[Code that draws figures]
* * *

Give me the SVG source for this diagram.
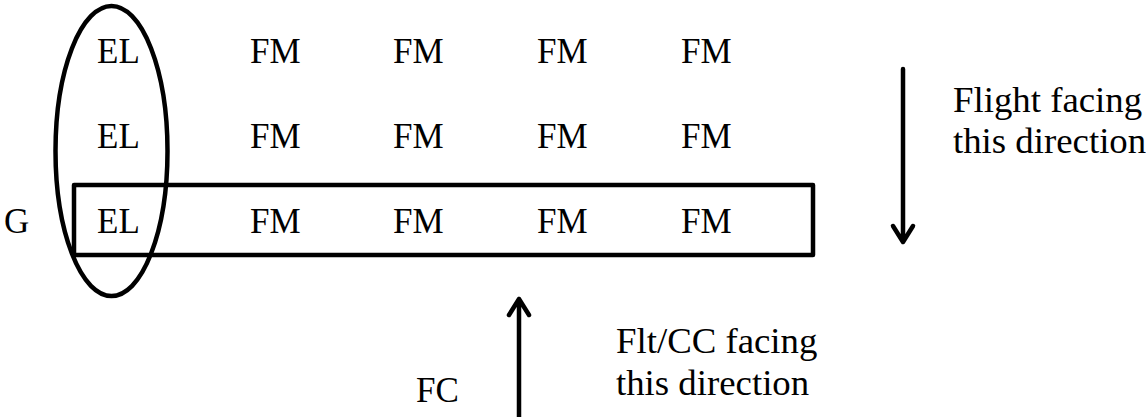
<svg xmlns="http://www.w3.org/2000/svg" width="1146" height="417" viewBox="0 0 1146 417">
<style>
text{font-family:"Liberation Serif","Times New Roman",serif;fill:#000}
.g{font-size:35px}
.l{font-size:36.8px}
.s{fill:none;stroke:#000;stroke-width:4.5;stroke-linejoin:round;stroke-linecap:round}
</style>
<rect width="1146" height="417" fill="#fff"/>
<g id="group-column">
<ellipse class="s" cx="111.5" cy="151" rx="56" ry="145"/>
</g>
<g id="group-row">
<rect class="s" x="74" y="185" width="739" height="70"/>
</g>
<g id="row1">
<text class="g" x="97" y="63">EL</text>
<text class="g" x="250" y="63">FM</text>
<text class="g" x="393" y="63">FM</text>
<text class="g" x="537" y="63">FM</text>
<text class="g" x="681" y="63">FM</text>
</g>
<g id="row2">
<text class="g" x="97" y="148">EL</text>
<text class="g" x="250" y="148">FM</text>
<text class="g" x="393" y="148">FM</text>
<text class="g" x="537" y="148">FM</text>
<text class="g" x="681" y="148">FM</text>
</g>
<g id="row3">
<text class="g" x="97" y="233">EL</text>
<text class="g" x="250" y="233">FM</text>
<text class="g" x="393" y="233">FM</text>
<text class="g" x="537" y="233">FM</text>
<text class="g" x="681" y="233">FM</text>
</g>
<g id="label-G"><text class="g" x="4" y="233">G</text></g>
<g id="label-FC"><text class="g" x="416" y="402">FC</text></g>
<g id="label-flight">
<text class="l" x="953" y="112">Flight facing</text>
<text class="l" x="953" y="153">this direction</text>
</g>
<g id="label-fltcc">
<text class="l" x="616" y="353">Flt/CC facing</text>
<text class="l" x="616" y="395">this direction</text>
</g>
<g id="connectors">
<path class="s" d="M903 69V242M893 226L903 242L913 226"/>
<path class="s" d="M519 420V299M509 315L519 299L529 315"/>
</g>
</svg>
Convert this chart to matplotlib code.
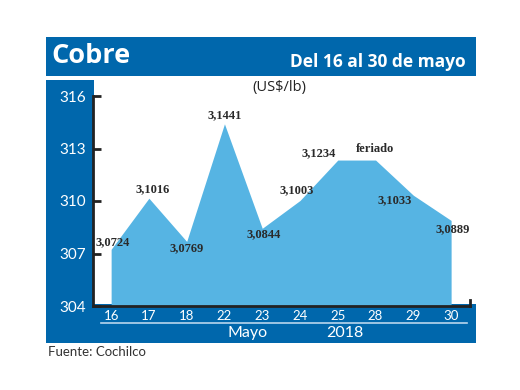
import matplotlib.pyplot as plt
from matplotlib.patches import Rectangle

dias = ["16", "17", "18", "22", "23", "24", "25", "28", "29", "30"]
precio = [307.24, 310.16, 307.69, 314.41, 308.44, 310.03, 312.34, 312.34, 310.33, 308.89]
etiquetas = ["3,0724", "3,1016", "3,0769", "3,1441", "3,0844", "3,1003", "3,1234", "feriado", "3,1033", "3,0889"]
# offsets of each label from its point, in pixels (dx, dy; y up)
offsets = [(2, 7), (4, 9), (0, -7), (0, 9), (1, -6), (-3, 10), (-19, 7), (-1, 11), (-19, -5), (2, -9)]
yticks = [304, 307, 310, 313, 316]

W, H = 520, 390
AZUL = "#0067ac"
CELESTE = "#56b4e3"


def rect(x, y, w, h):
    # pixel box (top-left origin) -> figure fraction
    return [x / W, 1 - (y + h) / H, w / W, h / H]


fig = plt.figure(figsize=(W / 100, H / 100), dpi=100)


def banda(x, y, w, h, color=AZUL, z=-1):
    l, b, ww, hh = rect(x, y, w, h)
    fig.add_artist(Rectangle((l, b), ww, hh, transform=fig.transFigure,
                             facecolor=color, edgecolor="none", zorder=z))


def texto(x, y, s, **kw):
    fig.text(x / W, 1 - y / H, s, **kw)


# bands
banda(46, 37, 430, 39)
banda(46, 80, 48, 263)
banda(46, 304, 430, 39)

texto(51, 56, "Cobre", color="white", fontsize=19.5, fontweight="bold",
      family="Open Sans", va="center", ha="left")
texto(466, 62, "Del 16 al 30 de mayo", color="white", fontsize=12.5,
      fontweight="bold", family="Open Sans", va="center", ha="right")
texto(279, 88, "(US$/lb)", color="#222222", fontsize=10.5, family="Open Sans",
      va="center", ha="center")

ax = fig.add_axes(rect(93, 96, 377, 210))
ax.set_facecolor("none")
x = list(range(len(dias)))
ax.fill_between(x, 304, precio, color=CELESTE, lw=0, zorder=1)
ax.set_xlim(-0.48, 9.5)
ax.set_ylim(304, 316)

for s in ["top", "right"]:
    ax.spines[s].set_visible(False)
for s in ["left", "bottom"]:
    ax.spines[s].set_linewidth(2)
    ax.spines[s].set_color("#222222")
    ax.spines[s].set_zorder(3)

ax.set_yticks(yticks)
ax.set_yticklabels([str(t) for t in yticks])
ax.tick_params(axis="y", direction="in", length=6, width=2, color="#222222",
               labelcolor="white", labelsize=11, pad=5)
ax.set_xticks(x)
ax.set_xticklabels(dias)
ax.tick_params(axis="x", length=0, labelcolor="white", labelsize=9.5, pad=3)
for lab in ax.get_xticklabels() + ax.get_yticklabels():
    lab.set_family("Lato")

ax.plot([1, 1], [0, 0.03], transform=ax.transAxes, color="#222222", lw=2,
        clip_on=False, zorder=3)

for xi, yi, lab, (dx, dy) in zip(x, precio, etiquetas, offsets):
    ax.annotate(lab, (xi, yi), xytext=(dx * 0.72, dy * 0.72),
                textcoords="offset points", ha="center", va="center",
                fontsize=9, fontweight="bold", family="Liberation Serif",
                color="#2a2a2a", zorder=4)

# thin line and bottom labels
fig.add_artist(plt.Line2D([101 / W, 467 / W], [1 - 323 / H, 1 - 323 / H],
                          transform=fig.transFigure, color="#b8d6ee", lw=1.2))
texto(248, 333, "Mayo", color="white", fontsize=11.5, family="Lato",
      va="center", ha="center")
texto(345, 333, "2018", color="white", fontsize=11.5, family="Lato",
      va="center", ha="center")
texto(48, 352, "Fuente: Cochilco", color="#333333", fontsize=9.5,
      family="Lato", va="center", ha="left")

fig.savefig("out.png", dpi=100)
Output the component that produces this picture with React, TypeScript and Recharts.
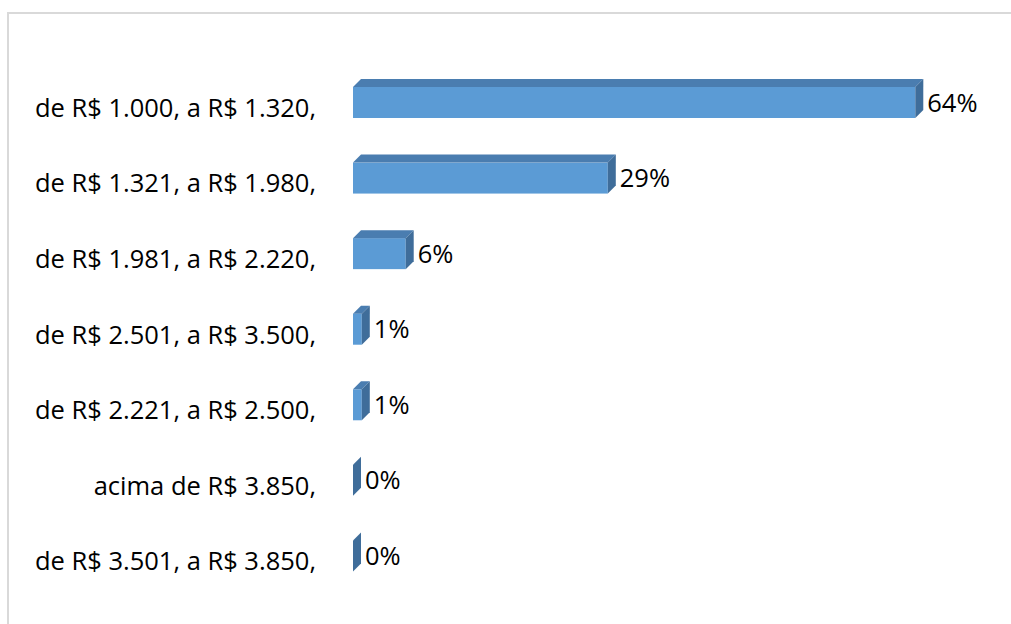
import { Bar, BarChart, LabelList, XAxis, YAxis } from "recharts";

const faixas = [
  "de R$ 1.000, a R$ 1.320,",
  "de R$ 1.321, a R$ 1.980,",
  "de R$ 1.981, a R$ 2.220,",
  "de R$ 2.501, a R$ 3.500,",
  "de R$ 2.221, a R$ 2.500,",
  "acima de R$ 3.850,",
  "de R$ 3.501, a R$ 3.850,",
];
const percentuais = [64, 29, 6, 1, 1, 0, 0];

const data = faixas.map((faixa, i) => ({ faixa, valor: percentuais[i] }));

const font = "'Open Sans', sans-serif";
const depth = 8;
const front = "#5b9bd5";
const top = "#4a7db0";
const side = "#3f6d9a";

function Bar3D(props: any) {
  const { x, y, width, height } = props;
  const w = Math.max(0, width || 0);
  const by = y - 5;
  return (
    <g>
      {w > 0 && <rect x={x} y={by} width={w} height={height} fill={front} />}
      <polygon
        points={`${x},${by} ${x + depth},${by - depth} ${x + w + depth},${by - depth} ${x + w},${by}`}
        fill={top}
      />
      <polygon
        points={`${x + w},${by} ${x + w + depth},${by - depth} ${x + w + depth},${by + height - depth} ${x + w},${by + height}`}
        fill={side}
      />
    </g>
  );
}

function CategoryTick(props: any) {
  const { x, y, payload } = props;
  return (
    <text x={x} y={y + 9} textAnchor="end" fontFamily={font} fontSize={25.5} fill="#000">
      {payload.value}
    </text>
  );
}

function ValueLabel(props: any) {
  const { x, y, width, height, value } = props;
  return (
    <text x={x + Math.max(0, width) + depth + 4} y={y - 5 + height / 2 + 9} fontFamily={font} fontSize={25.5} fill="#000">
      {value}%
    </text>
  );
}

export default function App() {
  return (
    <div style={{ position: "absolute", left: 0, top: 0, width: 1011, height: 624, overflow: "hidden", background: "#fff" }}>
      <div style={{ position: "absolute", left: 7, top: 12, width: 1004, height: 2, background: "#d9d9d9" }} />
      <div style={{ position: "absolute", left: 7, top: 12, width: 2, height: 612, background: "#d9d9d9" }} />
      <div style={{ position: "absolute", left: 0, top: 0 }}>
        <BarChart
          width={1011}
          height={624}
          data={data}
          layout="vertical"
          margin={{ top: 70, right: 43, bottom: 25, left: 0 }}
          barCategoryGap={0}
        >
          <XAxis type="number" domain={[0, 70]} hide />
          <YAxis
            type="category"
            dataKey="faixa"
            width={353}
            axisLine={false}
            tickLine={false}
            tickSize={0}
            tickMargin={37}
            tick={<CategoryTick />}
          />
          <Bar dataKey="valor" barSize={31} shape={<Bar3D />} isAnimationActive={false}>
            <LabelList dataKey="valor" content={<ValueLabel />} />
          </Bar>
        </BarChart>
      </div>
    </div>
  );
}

* * *

**The problem**
Set down, without pictures, the lines between the line holding "Output the component" and the line holding "const data = faixas.map((faixa, i)", both inclusive.

**Worked answer**
Output the component that produces this picture with React, TypeScript and Recharts.
import { Bar, BarChart, LabelList, XAxis, YAxis } from "recharts";

const faixas = [
  "de R$ 1.000, a R$ 1.320,",
  "de R$ 1.321, a R$ 1.980,",
  "de R$ 1.981, a R$ 2.220,",
  "de R$ 2.501, a R$ 3.500,",
  "de R$ 2.221, a R$ 2.500,",
  "acima de R$ 3.850,",
  "de R$ 3.501, a R$ 3.850,",
];
const percentuais = [64, 29, 6, 1, 1, 0, 0];

const data = faixas.map((faixa, i) => ({ faixa, valor: percentuais[i] }));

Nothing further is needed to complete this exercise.